Рубцов не знал, что в унизительное
положение на входе в ЦДЛ попадали (и попадают до сих пор) многие литераторы. Помню, как на моих глазах в ЦДЛ не пускали молодого прозаика Валентина Распутина. Я уходил из ЦДЛ и увидел в дверях растерянного, точнее, озадаченного Валентина Григорьевича и перегородившую ему путь администраторшу ЦДЛ знаменитую Эстезию Петровну, которая долго не могла мне поверить, что Валентин Распутин — гордость нашей литературы, большой русский писатель.Что касается общежития Литинститута, то туда Колю запретили пускать даже и после восстановления на заочном отделении. И он каждый раз пробирался туда с черного хода. Его личным врагом был Циклоп — так звали студенты столь же знаменитого, как и Эстезия Петровна, коменданта института.
Одной из причин ненависти Циклопа к Рубцову была гармонь, которую, по преданию, оставил Рубцову после окончания Литературного института Василий Белов. Гармонист на Вологодчине всегда был первым парнем на деревне, и каждый подросток мечтал иметь гармошку и научиться играть на ней. И Белов, и Рубцов были прекрасными гармонистами. А Коля еще любил напевать свои стихи, положенные им же на музыку, под гармошку. И, конечно же, это не способствовало тишине в общежитии института…
Гармонь неустанно конфисковывалась Циклопом и отправлялась на склад, откуда теми или иными путями вызволялась и возвращалась в руки студентов, переходя от Белова к Рубцову, от Рубцова к Виктору Коротаеву. Итальянский режиссер, по национальности албанец, Анджело Гженти, друг Белова и Рубцова, учившийся в Литинституте в те годы и женившийся на красавице вологжанке, рассказал мне, что он видел в последний раз эту гармонь уже в Вологде, когда воскресным утром по вологодским улицам важно шествовали Белов, Коротаев и несколько молодых писателей. Гармошка была в руках у Виктора Коротаева, который наяривал на ней русскую. Хорошо бы этот инструмент, если он жив, определить в музей!
Играть на гармошке Коля научился в детском доме, в том самом селе Никольском, о котором он писал: «Люблю я деревню Николу, где кончил начальную школу…» Никольский детский дом, куда Коля попал сразу после начала войны и где провел все свое детство и отрочество, заменил Коле семью. Добрые русские женщины, воспитатели и учителя, в те голодные и холодные годы согрели его своей любовью, и он до конца дней своих оставался верным этим местам и людям, ответив своей «малой родине» неизбывной любовью…

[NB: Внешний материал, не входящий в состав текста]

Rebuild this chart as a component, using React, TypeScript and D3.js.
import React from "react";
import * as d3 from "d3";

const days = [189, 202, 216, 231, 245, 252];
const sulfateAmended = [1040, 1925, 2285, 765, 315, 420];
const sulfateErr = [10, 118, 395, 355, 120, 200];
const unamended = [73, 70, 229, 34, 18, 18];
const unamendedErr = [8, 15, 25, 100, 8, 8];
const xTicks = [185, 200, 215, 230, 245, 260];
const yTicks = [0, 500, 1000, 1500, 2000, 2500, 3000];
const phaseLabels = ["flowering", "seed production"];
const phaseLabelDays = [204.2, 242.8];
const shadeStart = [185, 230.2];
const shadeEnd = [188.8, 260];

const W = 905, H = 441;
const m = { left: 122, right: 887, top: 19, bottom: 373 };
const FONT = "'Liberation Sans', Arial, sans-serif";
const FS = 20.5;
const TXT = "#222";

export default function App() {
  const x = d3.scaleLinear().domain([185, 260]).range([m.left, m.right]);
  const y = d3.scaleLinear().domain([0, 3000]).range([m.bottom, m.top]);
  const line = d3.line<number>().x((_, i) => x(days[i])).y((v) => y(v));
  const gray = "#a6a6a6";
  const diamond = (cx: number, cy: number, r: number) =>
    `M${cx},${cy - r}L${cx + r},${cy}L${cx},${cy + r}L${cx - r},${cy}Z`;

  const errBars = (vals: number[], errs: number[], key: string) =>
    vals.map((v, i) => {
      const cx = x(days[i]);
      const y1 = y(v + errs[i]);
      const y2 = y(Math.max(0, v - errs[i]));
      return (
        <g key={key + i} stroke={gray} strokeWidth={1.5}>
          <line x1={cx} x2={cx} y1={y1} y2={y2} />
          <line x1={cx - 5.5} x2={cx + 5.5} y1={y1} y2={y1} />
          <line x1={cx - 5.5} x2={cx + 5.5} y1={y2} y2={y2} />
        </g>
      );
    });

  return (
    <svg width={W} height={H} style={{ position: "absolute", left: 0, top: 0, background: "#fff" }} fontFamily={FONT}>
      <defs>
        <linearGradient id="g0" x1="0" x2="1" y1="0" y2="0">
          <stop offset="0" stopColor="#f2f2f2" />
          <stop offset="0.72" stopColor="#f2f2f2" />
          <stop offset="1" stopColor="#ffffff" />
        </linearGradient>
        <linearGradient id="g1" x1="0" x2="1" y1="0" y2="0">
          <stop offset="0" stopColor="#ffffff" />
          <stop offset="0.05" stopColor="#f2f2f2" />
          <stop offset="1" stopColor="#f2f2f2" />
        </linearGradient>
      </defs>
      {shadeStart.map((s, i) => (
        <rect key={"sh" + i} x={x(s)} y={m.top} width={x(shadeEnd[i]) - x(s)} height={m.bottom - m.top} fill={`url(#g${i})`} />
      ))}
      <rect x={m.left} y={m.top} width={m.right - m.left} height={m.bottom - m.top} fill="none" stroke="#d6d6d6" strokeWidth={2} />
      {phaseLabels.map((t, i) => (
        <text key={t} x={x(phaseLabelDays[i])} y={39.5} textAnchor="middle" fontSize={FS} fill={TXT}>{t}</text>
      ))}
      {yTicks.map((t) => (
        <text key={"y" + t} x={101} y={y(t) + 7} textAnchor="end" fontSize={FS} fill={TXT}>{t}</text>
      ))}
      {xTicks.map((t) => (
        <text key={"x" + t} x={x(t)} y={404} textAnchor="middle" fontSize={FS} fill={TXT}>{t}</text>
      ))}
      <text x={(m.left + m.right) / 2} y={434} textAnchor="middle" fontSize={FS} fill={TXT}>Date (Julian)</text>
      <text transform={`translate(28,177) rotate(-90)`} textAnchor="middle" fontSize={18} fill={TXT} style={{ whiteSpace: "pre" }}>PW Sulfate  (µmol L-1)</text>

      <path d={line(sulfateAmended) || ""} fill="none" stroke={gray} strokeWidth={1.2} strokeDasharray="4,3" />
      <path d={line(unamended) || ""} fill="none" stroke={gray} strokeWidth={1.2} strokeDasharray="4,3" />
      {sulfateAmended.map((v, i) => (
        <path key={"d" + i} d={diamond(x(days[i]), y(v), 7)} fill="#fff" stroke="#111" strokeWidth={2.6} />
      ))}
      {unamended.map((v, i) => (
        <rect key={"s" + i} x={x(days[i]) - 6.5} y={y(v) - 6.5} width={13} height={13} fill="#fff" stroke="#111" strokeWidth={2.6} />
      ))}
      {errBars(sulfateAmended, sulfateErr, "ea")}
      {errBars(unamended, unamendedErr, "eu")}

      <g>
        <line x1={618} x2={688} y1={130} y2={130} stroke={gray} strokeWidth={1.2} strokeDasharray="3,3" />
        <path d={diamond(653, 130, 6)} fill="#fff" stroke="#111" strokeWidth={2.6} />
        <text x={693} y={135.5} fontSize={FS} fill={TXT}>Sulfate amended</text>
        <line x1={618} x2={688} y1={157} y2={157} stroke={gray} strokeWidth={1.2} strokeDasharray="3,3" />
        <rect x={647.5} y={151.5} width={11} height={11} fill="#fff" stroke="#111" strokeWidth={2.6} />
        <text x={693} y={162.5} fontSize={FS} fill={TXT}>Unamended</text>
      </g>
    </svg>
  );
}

Возможно, именно жизненная неприкаянность — а почти до конца жизни он не имел даже квартиры — определяла и его колючесть, но и его верность и нежность в дружбе, с какой, при всех трудностях характера, он относился к своим немногим друзьям: Глебу Горбовскому, Анатолию Передрееву, Станиславу Куняеву, Вадиму Кожинову, Василию Белову, Виктору Коротаеву, его почитание Александра Яковлевича Яшина. Я, например, трудностей его характера не ощущал никогда. И горжусь, что нити дружбы связывали с Рубцовым и меня.

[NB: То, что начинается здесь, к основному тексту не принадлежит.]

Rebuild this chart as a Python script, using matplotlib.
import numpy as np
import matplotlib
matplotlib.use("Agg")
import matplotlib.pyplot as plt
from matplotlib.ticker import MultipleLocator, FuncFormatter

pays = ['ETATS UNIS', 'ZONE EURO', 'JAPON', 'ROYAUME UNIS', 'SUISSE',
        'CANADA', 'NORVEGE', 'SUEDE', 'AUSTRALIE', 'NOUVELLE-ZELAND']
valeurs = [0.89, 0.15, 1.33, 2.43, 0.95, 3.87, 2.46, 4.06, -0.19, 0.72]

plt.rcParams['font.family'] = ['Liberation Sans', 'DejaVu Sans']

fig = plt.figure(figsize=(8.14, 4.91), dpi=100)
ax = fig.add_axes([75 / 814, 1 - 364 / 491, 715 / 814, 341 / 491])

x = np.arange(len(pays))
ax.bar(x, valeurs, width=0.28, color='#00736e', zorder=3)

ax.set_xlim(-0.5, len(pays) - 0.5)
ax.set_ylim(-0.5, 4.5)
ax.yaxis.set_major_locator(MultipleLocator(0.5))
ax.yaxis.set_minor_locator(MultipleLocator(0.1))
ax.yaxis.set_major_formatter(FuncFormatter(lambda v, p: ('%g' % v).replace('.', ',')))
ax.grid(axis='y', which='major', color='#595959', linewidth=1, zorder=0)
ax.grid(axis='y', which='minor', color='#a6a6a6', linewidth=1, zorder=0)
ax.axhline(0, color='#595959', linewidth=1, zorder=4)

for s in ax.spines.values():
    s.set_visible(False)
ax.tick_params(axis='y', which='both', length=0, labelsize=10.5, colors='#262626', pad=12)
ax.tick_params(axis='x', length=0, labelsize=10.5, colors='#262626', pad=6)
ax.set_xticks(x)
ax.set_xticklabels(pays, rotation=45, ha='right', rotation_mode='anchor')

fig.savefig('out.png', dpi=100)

Как бесценную реликвию, я храню потрепанный томик Тютчева, который с трогательной надписью подарил мне Николай Рубцов.
В своей книге «Николай Рубцов» (издательство «Советская Россия», М., 1976) Вадим Кожинов, отстаивая ту мысль, что Николая Рубцова нельзя свести только к «деревенской» традиции в нашей поэзии, пишет:
«…И можно с большим основанием утверждать, что любимейшим поэтом Николая Рубцова был совсем уж не „деревенский“ Тютчев. Он буквально не расставался с тютчевским томиком, изданным в малой серии „Библиотеки поэта“, и, ложась спать, клал его под подушку…»
Этот томик жив: Коля подарил его мне.
Когда Николая восстановили на заочном отделении Литературного института, больше всего он боялся экзамена по истории русской литературы, и больше всех из преподавателей уважал и любил профессора Геннадия Николаевича Поспелова, который вел этот курс и который был и моим учителем в МГУ. Готовясь к этому экзамену, Николай приходил ко мне, и мы практически вместе прошли весь этот курс, а потом наши импровизированные занятия превращались в разговоры о литературе, о которой Николай мыслил точно и свежо. И многое мог бы он еще совершить, если бы в тридцать пять лет не был вырван из жизни.